# My cat died this morning...



## Cattailgal (Mar 18, 2004)

Sport, was a 24 lb Maine **** - 13 years old and overweight. He'd been eating Science Diet RD - recently switched from dry to canned. Otherwise, we thought he was healthy. His last bloodwork in June showed all was okay.

My DH went downstairs early this morning and Sport was meowing at the food bowl as usual, begging to eat. (He didn't feed him - I always do.) DH went up to take a shower and came back down, Sport was lying on the front floormat, dead.

Perhaps he had a heart attack - what an awful shock. He was the sweetest most loving cat. 

He'd also had a problem with constipation. I'd been giving him pumpkin - one spoonful with his meals. Last night, I gave him a little extra pumpkin - which I'm now worrying about (could this have caused a problem?) 

It's so hard to lose him - he was like my child. Now I somehow have to tell my 2 and 5 year old children. He was their favorite... 

KC


----------



## Cattailgal (Mar 18, 2004)

The vet examined Sport and said it was most likely an embollism. She said heartworm was a remote possibility (we lived in So. FL until the last year - but he was always inside). I don't think there's much sense in an autopsy...

KC


----------



## KerriKitty (Feb 10, 2004)

I'm really sorry about Sport, Cattailgal. I know you're searching for reasons as to why he died or what could have prevented it, but don't place blame on yourself. My first cat died in the beginning of the year and while I did all I could to save her, I found myself going over and over things I could've/should've/would've done that may or may not have prevented her death and it just wasn't very good for my spirit at all.

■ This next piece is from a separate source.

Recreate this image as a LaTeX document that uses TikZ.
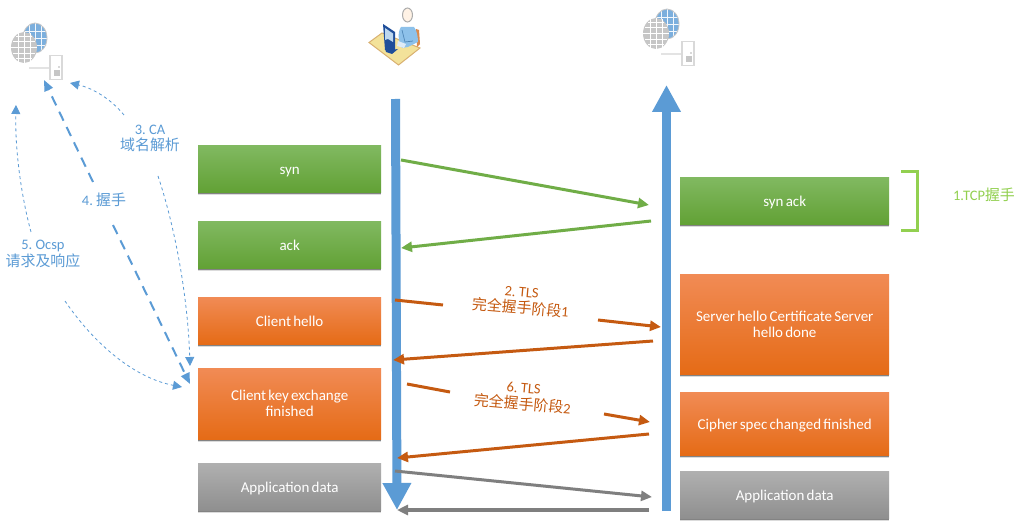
\documentclass[tikz,border=0pt]{standalone}
\usepackage{fontspec}
\setmainfont{Carlito}[WordSpace=0.65]
\newfontfamily\cjkf{Noto Sans CJK SC}[Scale=1.03]
\usetikzlibrary{arrows.meta,shadows}
\definecolor{lifeblue}{HTML}{5B9BD5}
\definecolor{dashblue}{HTML}{5B9BD5}
\definecolor{txtblue}{HTML}{5B9BD5}
\definecolor{arrgreen}{HTML}{70AD47}
\definecolor{brgreen}{HTML}{92D050}
\definecolor{arrorange}{HTML}{C55A11}
\definecolor{arrgray}{HTML}{7F7F7F}
\definecolor{green1}{HTML}{81B961}
\definecolor{green2}{HTML}{70B23F}
\definecolor{green3}{HTML}{62A135}
\definecolor{orange1}{HTML}{F18B55}
\definecolor{orange2}{HTML}{F57B28}
\definecolor{orange3}{HTML}{E56B16}
\definecolor{gray1}{HTML}{B0B0B0}
\definecolor{gray2}{HTML}{A3A3A3}
\definecolor{gray3}{HTML}{8F8F8F}
\definecolor{deskc}{HTML}{F3E29A}
\definecolor{deske}{HTML}{D9B070}
\definecolor{bodyc}{HTML}{8DC1EA}
\definecolor{monc}{HTML}{1F4E9A}
\definecolor{chairc}{HTML}{D98A4E}
\tikzset{
  x=1pt,y=-1pt,
  boxbase/.style={inner sep=4pt,align=center,text=white,
    font=\fontsize{15}{16}\selectfont,anchor=north west,
    general shadow={shadow xshift=0pt,shadow yshift=-3.2pt,opacity=.14,fill=black},
    general shadow={shadow xshift=0pt,shadow yshift=-2pt,opacity=.4,fill=black}},
  oneline/.style={text height=13pt,text depth=2pt},
  greenbox/.style={boxbase,top color=green1,middle color=green2,bottom color=green3},
  orangebox/.style={boxbase,top color=orange1,middle color=orange2,bottom color=orange3},
  graybox/.style={boxbase,top color=gray1,middle color=gray2,bottom color=gray3},
  lifeline/.style={line width=9pt,draw=lifeblue,-{Triangle[width=27pt,length=27pt]}},
  msg/.style={line width=3pt,-{Triangle[width=10pt,length=11pt]}},
  msgplain/.style={line width=3pt},
  greenmsg/.style={msg,draw=arrgreen,fill=arrgreen},
  orangemsg/.style={msg,draw=arrorange,fill=arrorange},
  orangeplain/.style={msgplain,draw=arrorange},
  graymsg/.style={msg,draw=arrgray,fill=arrgray},
  bigdash/.style={draw=dashblue,line width=2pt,dash pattern=on 10pt off 7pt},
  bigdashtip/.style={bigdash,-{Triangle[width=9pt,length=11pt]}},
  thindash/.style={draw=dashblue,line width=.8pt,dash pattern=on 3pt off 3pt},
  thindashtip/.style={thindash,-{Triangle[width=9pt,length=9pt]}},
  bluelabel/.style={text=txtblue,align=center,inner sep=0pt,font=\fontsize{14.5}{16.5}\selectfont},
  orangelabel/.style={text=arrorange,align=center,inner sep=0pt,rotate=-5,font=\fontsize{14.5}{16.5}\selectfont},
  serverpic/.pic={
    \fill[lifeblue!80] (35,38) ellipse (12 and 15);
    \draw[white!92!lifeblue,line width=.8pt] (35,23) -- (35,53) (23,31) -- (47,31) (23,38) -- (47,38) (23,45) -- (47,45) (29,24) -- (29,52) (41,24) -- (41,52);
    \draw[gray!45,line width=.8pt] (35,38) ellipse (12 and 15);
    \fill[gray!45] (24,47.5) ellipse (13 and 15.5);
    \draw[white,line width=.9pt] (24,32) -- (24,63) (18,33) -- (18,62) (30,33) -- (30,62) (13,41) -- (35,41) (11,47) -- (37,47) (13,53) -- (35,53) (16,36) -- (32,36) (16,58) -- (32,58);
    \draw[gray!22,line width=1.2pt] (29,68) -- (50,68);
    \draw[gray!30,line width=1.2pt,fill=white] (50,55.5) rectangle (62,79.5);
    \fill[gray!45] (54,70) rectangle (60,76);
    \fill[gray!60] (59,67) circle (.8);
  }
}
\newcommand{\cj}[1]{{\cjkf #1}}
\begin{document}
\begin{tikzpicture}
\useasboundingbox (0,0) rectangle (1027,529);
\fill[white] (0,0) rectangle (1027,529);

% icons
\pic at (0,0) {serverpic};
\pic at (632,-14) {serverpic};

% person icon
\fill[deskc,draw=deske,line width=1pt] (369,42.5) -- (382,33) -- (420,48) -- (398.5,65) -- cycle;
\fill[chairc] (416,29) -- (419,30) -- (420,44) -- (417,47) -- cycle;
\fill[bodyc] (401,27) -- (414,27) .. controls (417,30) and (418,38) .. (418,42)
  -- (408,47) -- (402,48) -- (399,40) .. controls (398,34) and (399,30) .. (401,27) -- cycle;
\draw[lifeblue!85!black,line width=.7pt] (402,30) -- (405,42) -- (413,41);
\fill[white!90!orange,draw=gray!65,line width=1pt] (407.5,15) ellipse (5 and 7);
\fill[monc] (383,24) -- (395,32) -- (395,50) -- (391,53) -- (385,50) -- cycle;
\fill[lifeblue!40!white] (385,28) -- (393,33.5) -- (393,42) -- (388,39) -- (385,40) -- cycle;
\fill[monc] (385,47) -- (392,50) -- (398,49) -- (392,54) -- (386,52) -- cycle;
\fill[white!80!lifeblue] (398,41) -- (406,44) -- (404,48) -- (397,46) -- cycle;

% boxes
\node[greenbox,oneline,minimum width=183pt,minimum height=47pt] (syn) at (198,145) {syn};
\node[greenbox,oneline,minimum width=183pt,minimum height=47pt] (ack) at (198,221) {ack};
\node[orangebox,oneline,minimum width=183pt,minimum height=47pt] (chello) at (198,297) {Client hello};
\node[orangebox,minimum width=183pt,minimum height=71pt] (ckey) at (198,368) {Client key exchange\\finished};
\node[graybox,oneline,minimum width=183pt,minimum height=47pt] (appl) at (198,463) {Application data};
\node[greenbox,oneline,minimum width=209pt,minimum height=47pt] (synack) at (680,177) {syn ack};
\node[orangebox,minimum width=209pt,minimum height=100pt] (shello) at (680,274) {Server hello Certificate Server\\hello done};
\node[orangebox,oneline,minimum width=209pt,minimum height=63pt] (cipher) at (680,392) {Cipher spec changed finished};
\node[graybox,oneline,minimum width=209pt,minimum height=47pt] (appr) at (680,471) {Application data};

% lifelines
\coordinate (ltop) at (395.5,99);
\coordinate (lbot) at (397,510);
\coordinate (rbot) at (666.5,511);
\coordinate (rtop) at (666.5,85);
\draw[lifeline] (ltop) -- (lbot);
\draw[lifeline] (rbot) -- (rtop);

% TCP messages
\coordinate (a1) at (401,160); \coordinate (a2) at (649,205);
\coordinate (b1) at (651,221); \coordinate (b2) at (401,248);
\draw[greenmsg] (a1) -- (a2);
\draw[greenmsg] (b1) -- (b2);

% bracket
\coordinate (br1) at (901,172); \coordinate (br2) at (917,172);
\coordinate (br3) at (917,231); \coordinate (br4) at (901,231);
\draw[draw=brgreen,line width=3pt] (br1) -- (br2) -- (br3) -- (br4);
\node[text=brgreen,inner sep=0pt,font=\fontsize{14.5}{16}\selectfont] (tcp) at (984,195) {1.TCP\cj{握手}};

% TLS 1
\node[orangelabel] (tls1) at (521,301) {2. TLS\\\cj{完全握手阶段}1};
\coordinate (c1) at (395,300); \coordinate (c2) at (443,305);
\coordinate (c3) at (598,320); \coordinate (c4) at (661,327);
\coordinate (d1) at (653,341); \coordinate (d2) at (393,360);
\draw[orangeplain] (c1) -- (c2);
\draw[orangemsg] (c3) -- (c4);
\draw[orangemsg] (d1) -- (d2);

% TLS 2
\node[orangelabel] (tls2) at (523,397) {6. TLS\\\cj{完全握手阶段}2};
\coordinate (e1) at (407,384); \coordinate (e2) at (450,392);
\coordinate (e3) at (604,414); \coordinate (e4) at (650,422);
\coordinate (f1) at (649,434); \coordinate (f2) at (397,458);
\draw[orangeplain] (e1) -- (e2);
\draw[orangemsg] (e3) -- (e4);
\draw[orangemsg] (f1) -- (f2);

% application data
\coordinate (g1) at (395,471); \coordinate (g2) at (652,497);
\coordinate (h1) at (649,510); \coordinate (h2) at (397,510);
\draw[graymsg] (g1) -- (g2);
\draw[graymsg,line width=4pt] (h1) -- (h2);

% blue labels
\node[bluelabel] (l3) at (150,138.5) {3. CA\\\cj{域名解析}};
\node[bluelabel] (l4) at (104,200) {4. \cj{握手}};
\node[bluelabel] (l5) at (43,254) {5. Ocsp\\\cj{请求及响应}};

% dashed connectors
\coordinate (p1) at (93,182); \coordinate (p2) at (44,80);
\coordinate (p3) at (113,225); \coordinate (p4) at (190,384);
\draw[bigdashtip] (p1) -- (p2);
\draw[bigdashtip] (p3) -- (p4);
\coordinate (q1) at (124,115); \coordinate (q2) at (70,83);
\coordinate (q3) at (158,176); \coordinate (q4) at (190,366);
\draw[thindashtip] (q1) .. controls (110,98) and (92,88) .. (q2);
\draw[thindashtip] (q3) .. controls (176,230) and (188,300) .. (q4);
\coordinate (r1) at (31,232); \coordinate (r2) at (16,105);
\coordinate (r3) at (65,301); \coordinate (r4) at (182,387);
\draw[thindashtip] (r1) .. controls (21,195) and (15,150) .. (r2);
\draw[thindashtip] (r3) .. controls (95,345) and (135,378) .. (r4);
\end{tikzpicture}
\end{document}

It sounds like Sport was well-loved and well taken care of. Try to take comfort in knowing that he is waiting for you across the Rainbow Bridge.


----------



## sentimentalgirl (Jan 29, 2004)

I'm so sorry for you loss.


----------



## fallon137 (Apr 17, 2004)

I am very, very, very sorry about your loss. Don't blame yourself! Kitty is in a wonderful place now, i'm sure.


----------



## Lori (Jun 8, 2003)

So sorry about your cat.


----------



## Rita (Apr 10, 2004)

My heart goes out for you. I know how it feels, my favorite cat died recently too. She was also 13. I am beginning to realize that 13 isn't as young as I used to think it was. I know from my own experience the shock of realizing our baby isn't such a baby anymore. Time goes by waaaaaay to quickly! I do hope someday we will meet our pets again...


----------



## Mike (Jan 27, 2004)

Cattailgal, I was sorry to read about your loss. Try to find comfort in the knowledge that Sport is romping and playing with some new friends at the Bridge. I pray that you will find relief from your grief.

Peace be with you,
Mike


----------



## kitkat (Sep 22, 2003)

I'm sorry to hear about Sport. He seemed like a wonderful kitty with lots of love, hope you are getting through this ok


----------



## stormy (Dec 7, 2003)

I am so sorry for your loss  
I know what a shock to lose a beloved pet so suddenly, because about 5 years ago the same thing happened to our cat Lucy, it was in the morning as well.
She was rubbing against my sisters leg wanting her breakfast and was fine...a half hour later she went into convulsions and passed  

Don't blame yourself, nobody can know that these things will happen.
Sounds like Sport had a wonderful and happy life with you.


----------



## MA (Mar 30, 2004)

I'm so sorry to hear about your sudden loss. Sport was lucky to have such a loving & caring person as you during his life. You are in my thoughts.


----------



## JeanLucPicard (Apr 7, 2004)

my deepest condolences


----------



## bjohnson (Jan 24, 2004)

my prairs are with you and sport.


----------



## Strawberries (Apr 23, 2004)

So sorry about Sport. He will not suffer any more. My heart goes out to you.


----------



## ALpianoman (Apr 7, 2004)

I'm so sorry to hear about your lose. My heart goes out to you. I know what it's like to lose a pet. They are a family member. My first cat died after 18 years. Just thinking back to when I got her in the 2nd grade to when she passed away 4 years ago, I just can't help but miss her....


----------



## Jeanie (Jun 18, 2003)

Cattailgal, I'm so sorry. I can only imagine what a shock it was to lose Sport so suddenly. It's obvious that you loved him and gave him a wonderful life. I hope your pain eases with time and the knowledge that God cares about his little creatures. I have no doubt he is very happy where he is, and that you will be reunited. God bless.


----------



## Majicou (Jun 7, 2003)

I'm sorry to hear about Sport. You did what you could for him; I'm sure he was grateful for that.


----------



## kristi (Sep 19, 2003)

I'm very sorry for your loss. He sounds like he was a great cat.


----------



## Marie Bagley (Oct 2, 2004)

*I Lost my cat Macork yesterday*

 I'm so sorry to hear about sport yesyerday I lost my family cat Macork he got bitten by another animal and could'nt be saved he was 11 years old she was a special cat he stuffer brain damage when he was a kitten after we feed him he comes back 5 minutes later wanting some food because he forgot he already had eaten and he was small for his age because the brain dmage stunk his growth. and we had a 18 year old cat lucky oh how I love that cat and he was my mother's favorite he always went around the yard meowing louding because he caught a leaf in his mouth instead of an bird and he wanted to be rewarding for it.im my house we been over shadowed by death the worst one was my mother died last month and now our cat macork now my mom and my cat can be over the rain-bow bridge together they loved each other so much they will never be far from our thoughts and prayers


----------



## RarePuss (Jun 16, 2004)

So sorry  It's hard to loose a lovedone


----------



## Jessicat (Jul 21, 2004)

Sorry about your loss,  You did a good job taking care of him and im sure he was very grateful for that.


----------